Layout And Publishing (INDD With Linked Images)
Linked assets control memory. A magazine with dozens of full-page photos will benefit from 32 GB, even if the layout file itself looks small. Preflight checks and PDF exports run faster too.
Why RAM Matters More Than You Think
RAM is the short-term desk where your edits sit. When it fills, the system writes to a scratch disk. That keeps apps alive, but it’s slower. Photoshop’s page notes make this clear with minimum and recommended memory and scratch-disk guidance; the faster the SSD, the better the fallback, yet the best fix is more memory where your files live in RAM in the first place (Photoshop system requirements).
Monitors, GPUs, And How They Nudge RAM
High-resolution monitors and wide-gamut workflows raise the ceiling. A 4K display increases preview buffers; two 4K screens raise it again. The GPU’s VRAM helps accelerate zoom, pan, and canvas effects, but app data still lives in system memory. If you run a 4K or 5K setup, pair 32 GB with a GPU that has enough VRAM so the whole pipeline stays responsive. Corel and Adobe both call out GPU and VRAM notes on their requirement pages (CorelDRAW requirements).

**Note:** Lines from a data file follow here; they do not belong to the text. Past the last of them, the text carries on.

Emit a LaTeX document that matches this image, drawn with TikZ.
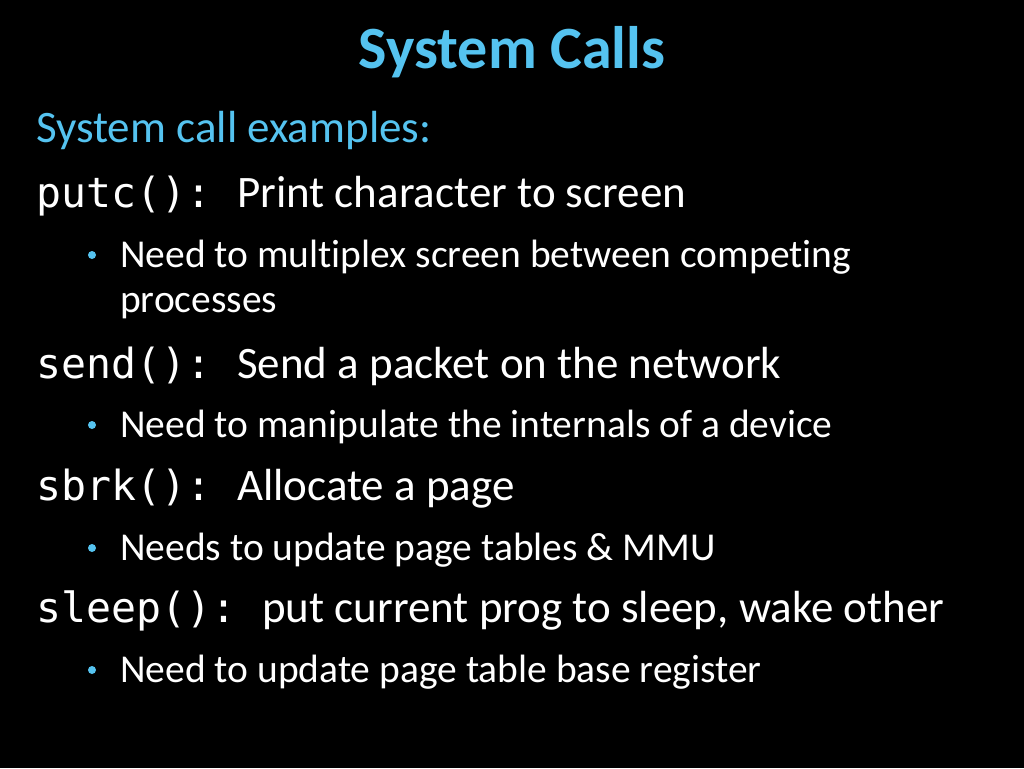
\documentclass[tikz,border=0pt]{standalone}
\usepackage{fontspec}
\setmainfont[Ligatures=NoCommon]{Carlito}
\setmonofont{DejaVu Sans Mono}
\definecolor{tblue}{RGB}{85,195,240}
\begin{document}
\begin{tikzpicture}[x=1pt,y=-1pt,
  every node/.style={inner sep=0,anchor=base west,text=white},
  code/.style={font=\fontsize{41.5}{44}\ttfamily},
  desc/.style={font=\fontsize{45}{48}\selectfont},
  sub/.style={font=\fontsize{39.5}{42}\selectfont},
  dot/.style={fill=tblue,circle,inner sep=0,minimum size=8pt,anchor=center}]
\fill[black] (0,0) rectangle (1024,768);
\useasboundingbox (0,0) rectangle (1024,768);
\node[anchor=base,text=tblue,font=\fontsize{60}{64}\bfseries] (title) at (512,68) {System Calls};
\node[text=tblue,desc] (ex) at (36,142) {System call examples:};
\node[code] (c1) at (36,207) {putc():};
\node[desc] (d1) at (237,207) {Print character to screen};
\node[dot] (b1) at (92,255) {};
\node[sub] (s1) at (120,267) {Need to multiplex screen between competing};
\node[sub] (s1b) at (120,312) {processes};
\node[code] (c2) at (36,378) {send():};
\node[desc] (d2) at (237,378) {Send a packet on the network};
\node[dot] (b2) at (92,425) {};
\node[sub] (s2) at (120,437) {Need to manipulate the internals of a device};
\node[code] (c3) at (36,500) {sbrk():};
\node[desc] (d3) at (237,500) {Allocate a page};
\node[dot] (b3) at (92,548) {};
\node[sub] (s3) at (120,560) {Needs to update page tables \& MMU};
\node[code] (c4) at (36,622) {sleep():};
\node[desc] (d4) at (262,622) {put current prog to sleep, wake other};
\node[dot] (b4) at (92,670) {};
\node[sub] (s4) at (120,682) {Need to update page table base register};
\end{tikzpicture}
\end{document}
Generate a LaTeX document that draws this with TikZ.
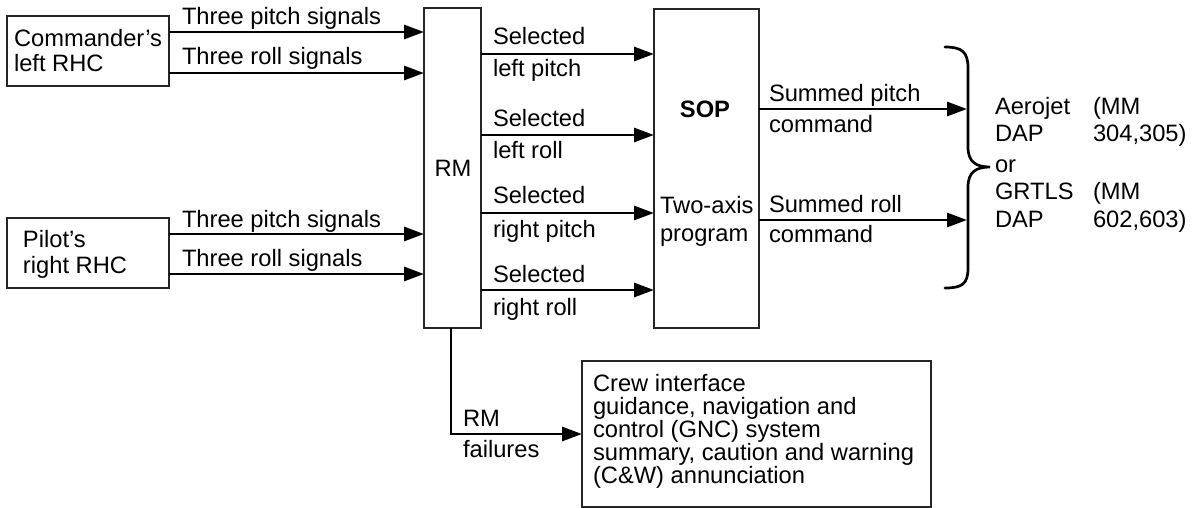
\documentclass[tikz,border=0pt]{standalone}
\usepackage{fontspec}
\setmainfont{Liberation Sans}
\usetikzlibrary{arrows.meta}
\begin{document}
\begin{tikzpicture}[x=1pt,y=-1pt,
  box/.style={draw=black!85, line width=1.3pt, inner sep=0pt, outer sep=0pt, anchor=north west},
  lbl/.style={anchor=base west, inner sep=0pt, outer sep=0pt, font=\fontsize{23.7}{27}\selectfont},
  clbl/.style={lbl, anchor=base},
  arr/.style={line width=2.9pt, -{Triangle[length=20pt,width=14pt]}},
  brace/.style={line width=2.7pt, line cap=round}
]
\useasboundingbox (0,0) rectangle (1197,508);

% boxes
\node[box, minimum width=162pt, minimum height=70pt] (cmd) at (7,16) {};
\node[box, minimum width=162pt, minimum height=70pt] (pil) at (7,218) {};
\node[box, minimum width=57pt, minimum height=320pt] (rm) at (424,8) {};
\node[box, minimum width=105pt, minimum height=319pt] (sop) at (654,9) {};
\node[box, minimum width=349pt, minimum height=146pt] (crew) at (582,361) {};

% box texts
\node[lbl] (cmdA) at (14,47) {Commander’s};
\node[lbl] (cmdB) at (14,72) {left RHC};
\node[lbl] (pilA) at (23,247) {Pilot’s};
\node[lbl] (pilB) at (23,273) {right RHC};
\node[clbl] (rmT) at (453,177) {RM};
\node[clbl] (sopT) at (705,118) {\bfseries SOP};
\node[lbl] (sopA) at (660,213) {Two-axis};
\node[lbl] (sopB) at (660,241) {program};
\node[lbl] (crA) at (593,391) {Crew interface};
\node[lbl] (crB) at (593,414) {guidance, navigation and};
\node[lbl] (crC) at (593,437) {control (GNC) system};
\node[lbl] (crD) at (593,460) {summary, caution and warning};
\node[lbl] (crE) at (593,483) {(C\&W) annunciation};

% inputs to RM
\draw[arr] (cmd.east |- 0,32) -- (rm.west |- 0,32);
\draw[arr] (cmd.east |- 0,73) -- (rm.west |- 0,73);
\draw[arr] (pil.east |- 0,234) -- (rm.west |- 0,234);
\draw[arr] (pil.east |- 0,274) -- (rm.west |- 0,274);
\node[lbl] (l1) at (182,25) {Three pitch signals};
\node[lbl] (l2) at (182,65) {Three roll signals};
\node[lbl] (l3) at (182,227) {Three pitch signals};
\node[lbl] (l4) at (182,266) {Three roll signals};

% RM to SOP
\draw[arr] (rm.east |- 0,54) -- (sop.west |- 0,54);
\draw[arr] (rm.east |- 0,135) -- (sop.west |- 0,135);
\draw[arr] (rm.east |- 0,213) -- (sop.west |- 0,213);
\draw[arr] (rm.east |- 0,290) -- (sop.west |- 0,290);
\node[lbl] (s1a) at (493,45) {Selected};
\node[lbl] (s1b) at (493,77) {left pitch};
\node[lbl] (s2a) at (493,127) {Selected};
\node[lbl] (s2b) at (493,158) {left roll};
\node[lbl] (s3a) at (493,204) {Selected};
\node[lbl] (s3b) at (493,237) {right pitch};
\node[lbl] (s4a) at (493,282) {Selected};
\node[lbl] (s4b) at (493,315) {right roll};

% SOP outputs
\coordinate (bp) at (967,109);
\coordinate (br) at (967,220);
\draw[arr] (sop.east |- bp) -- (bp);
\draw[arr] (sop.east |- br) -- (br);
\node[lbl] (o1a) at (769,102) {Summed pitch};
\node[lbl] (o1b) at (769,133) {command};
\node[lbl] (o2a) at (769,212) {Summed roll};
\node[lbl] (o2b) at (769,242) {command};

% brace
\draw[brace] (945,47) .. controls (962,47) and (968,52) .. (968,68) -- (968,147)
  .. controls (968,162) and (976,167) .. (990,167)
  .. controls (976,167) and (968,172) .. (968,187) -- (968,268)
  .. controls (968,284) and (962,288) .. (945,288);

% right texts
\node[lbl] (r1) at (995,115) {Aerojet};
\node[lbl] (r2) at (995,142) {DAP};
\node[lbl] (r3) at (995,172) {or};
\node[lbl] (r4) at (995,200) {GRTLS};
\node[lbl] (r5) at (995,227) {DAP};
\node[lbl] (m1) at (1093,115) {(MM};
\node[lbl] (m2) at (1093,142) {304,305)};
\node[lbl] (m3) at (1093,200) {(MM};
\node[lbl] (m4) at (1093,227) {602,603)};

% RM failures
\draw[arr] ([xshift=-1.5pt]rm.south) |- (crew.west |- 0,434);
\node[lbl] (f1) at (463,426) {RM};
\node[lbl] (f2) at (463,457) {failures};
\end{tikzpicture}
\end{document}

How To Choose Your Next Memory Tier
Use these simple checks to right-size your build:
1) Look At Current Peak Usage
Open your OS monitor during a heavy session. If memory sits within 1–2 GB of the limit or the system shows frequent swap activity, upgrade one tier.
2) Audit Your Typical File Set
Count artboards, average PSD size, and the number of linked images in an InDesign project. If a normal day involves multiple 300-dpi spreads and RAW edits, plan for 32 GB.
3) Factor In The OS And Browser
Windows 11’s baseline is 4 GB, and a modern browser with many tabs can hold several gigabytes on its own (Windows 11 specs). Leave headroom for that daily load.
Recommended RAM By Scenario
Use the table as a quick picker. It maps common work to a sensible memory tier so you don’t overspend or undershoot.
| Workflow | Typical Files | Suggested RAM |
|---|---|---|
| Brand Kits & Web Assets | Logo sets, icons, AI/SVG, small PSDs | 16 GB |
| Photo Retouching | Layered PSDs, 24–45 MP RAW | 32 GB |
| Print Layouts | INDD with many linked TIFF/JPEG | 32 GB |
| Large Format & Panorama | Gigapixel stitches, smart objects | 64 GB |
| Motion/3D In The Mix | Design apps + renderer open | 64 GB+ |
Tips To Stretch Performance Without New Hardware
Set Scratch Disks And Cache Wisely
Point scratch disks to a fast internal NVMe drive. Keep at least 100 GB free so Photoshop and other apps can write temp data quickly.
Close Unused Docs And Tabs
Each open file holds previews and history states. Close heavy docs and archive browser tabs to free memory instantly.
Tidy Fonts And Plugins
Font managers and plugins sit in memory. Disable what you don’t use to trim the background footprint.
Right-Size History And Cache Settings
In raster editors, reduce history states and cache levels on small edits; raise them when you prep for deep retouching sessions.
Buying Advice For Laptops And Desktops
Pick A Platform With Easy Upgrades
On desktops, choose a board with two free DIMM slots. On laptops, check if memory is soldered. If upgrades are blocked, buy the tier you’ll need for the next two years.
Balance CPU, GPU, And Storage
A mid-range CPU and a capable GPU pair nicely with 32 GB for most design stacks. Add a fast 1 TB NVMe SSD for project files and a second drive for archives. The storage plan keeps scratch activity fast and your working set close by.
Mind Your Displays
A dual 4K setup is gorgeous and heavier on memory and GPU buffers. If you add a second screen later, you’ll be glad you picked the higher tier.
Quick Picker: What To Get Today
Student Or New Freelancer
16 GB with a fast SSD. You’ll edit photos, build brand kits, and learn workflows without stalls. Scale later if your file sizes grow.
Busy Generalist
32 GB. You’re moving between vectors, retouching, and layout. Multiple apps stay open with time-saving speed.
Power User Or Print Specialist
64 GB. You batch-export big packs, handle huge images, and keep preview apps open while you tweak color and type.
What About Browser-Based Tools?
Tools that run in a browser still rely on system RAM. As projects scale, multiple tabs add up. Treat them like desktop apps when you size memory, and avoid leaving heavy files open in background tabs for hours.
Bottom Line For Designers
Pick 16 GB if your day is logos, banners, and light photo work. Pick 32 GB if you bounce between large PSDs, vectors, and multipage layouts. Bump to 64 GB for giant images or when you pair design with 3D or motion tools. That plan matches vendor guidance and removes the slow, scratch-disk grind that kills momentum.